The New Testament, by contrast, was written in Greek, a very different language. But since Jesus and many of the earliest Christian converts came from a Semitic background, likely speaking Aramaic or Hebrew, it is not surprising to find some Semitic expressions in the New Testament. Mark seems especially fond of using an occasional Aramaic expression, as though recalling the very words that Jesus used.
When Jesus prays, "Abba" (Mk. 14:36) an Amharic speaking person understands immediately, since "abba," "ababba" means "father," "daddy" in Amharic. When Jesus raises Jarius' daughter he says, "Talitha cum." "Little girl, get up." (Mk. 5:41). In Amharic "qome" means "to stand up, to stand, to halt." It may appear on a traffic sign along with the English word "stop." To tell a female to "rise" in Amharic you could say "cumi," the precise feminine singular form preserved by the Greek text used by the King James Version.
Jesus is critical of those who claim that they cannot use "corban" money to support their aging parents. In Amharic "qerebe," "to approach, be near," can also have the sense of "to bring near, to present," so the idea of something "presented" fits the explanation in Mk. 7:11 of "something offered/presented" to God.
On the cross (Mk. 15:34) Jesus cried, "Eloi, Eloi, lama sabachthani?" "My God, my God, why have you abandoned me?" "Lama" in Aramaic is "why?," literally "to what" "for what (reason)." It parallels the Amharic "leman" "why?" or literally "to what" "for what (reason)." Judas was buried in a field purchased with the blood money from Jesus' betrayal. Acts 1:19 calls that place Akeldama; "akel" is "inheritance, field" and "dama" is "blood." "Dem" is still commonly used for "blood" in Ethiopia today.

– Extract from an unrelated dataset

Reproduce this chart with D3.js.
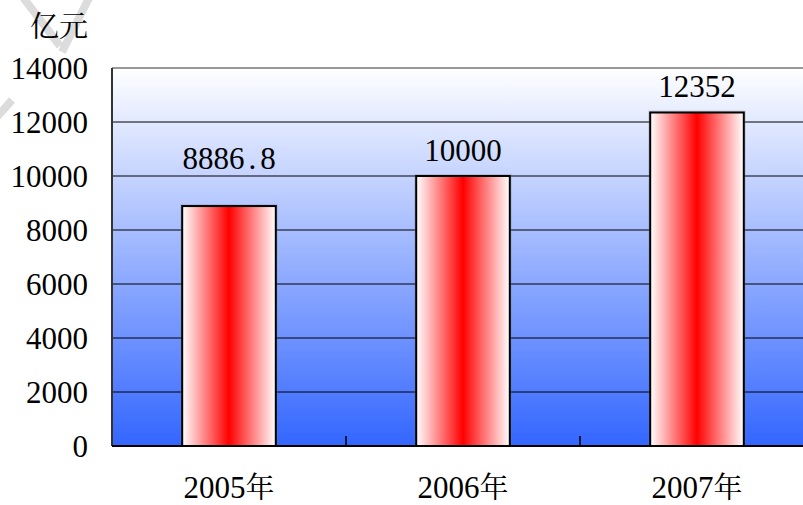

Many N.T. place names reflect their Semitic world. In Hebrew "bet" or "beth" means "house," as in the O.T. place name Beth-el, which means "House of El," that is "House of God." In Amharic the proliferation of uses for "bet" (sounds like "bait") helps one to understand why it was so widely used in biblical place names. In Ethiopia "bet" can be an ordinary "house." Beyond that, a "megib bet" is a "food house/restaurant;" an "ika bet:" is a "junk house/storage room;" a "shint bet" is a "urine house/toilet;" a "kake bet" is "cake house/pastry shop." So N.T. place names, such as, Bethlehem, Bethsaida, Bethphage, and Bethany, are "House of Bread," "House of Food," and the like.
An intriguing application of the Semitic background of the New Testament shows up in Jesus' criticism of legalistic Pharisees who strain out a gnat, but swallow a camel (Mt 23:24). Essential to the point that Jesus is making is that the gnat is tiny (therefore insignificant) and the camel is large (therefore important), but beyond that contrast in size, Jesus was probably playing with sound-alike words, homonyms. In Amharic "qimal" means "louse" and "gimel" means camel. In all likelihood the Aramaic which Jesus used had the same, or very similar terms, which gave his striking criticism the extra zing of a pun. When Jesus' Aramaic statement was put into New Testament Greek, the force of the pun was lost; and probably the "louse/little bug" became a "little bug/gnat." Unfortunately even the Amharic New Testament, no doubt following the Greek words, also fails to show the pun.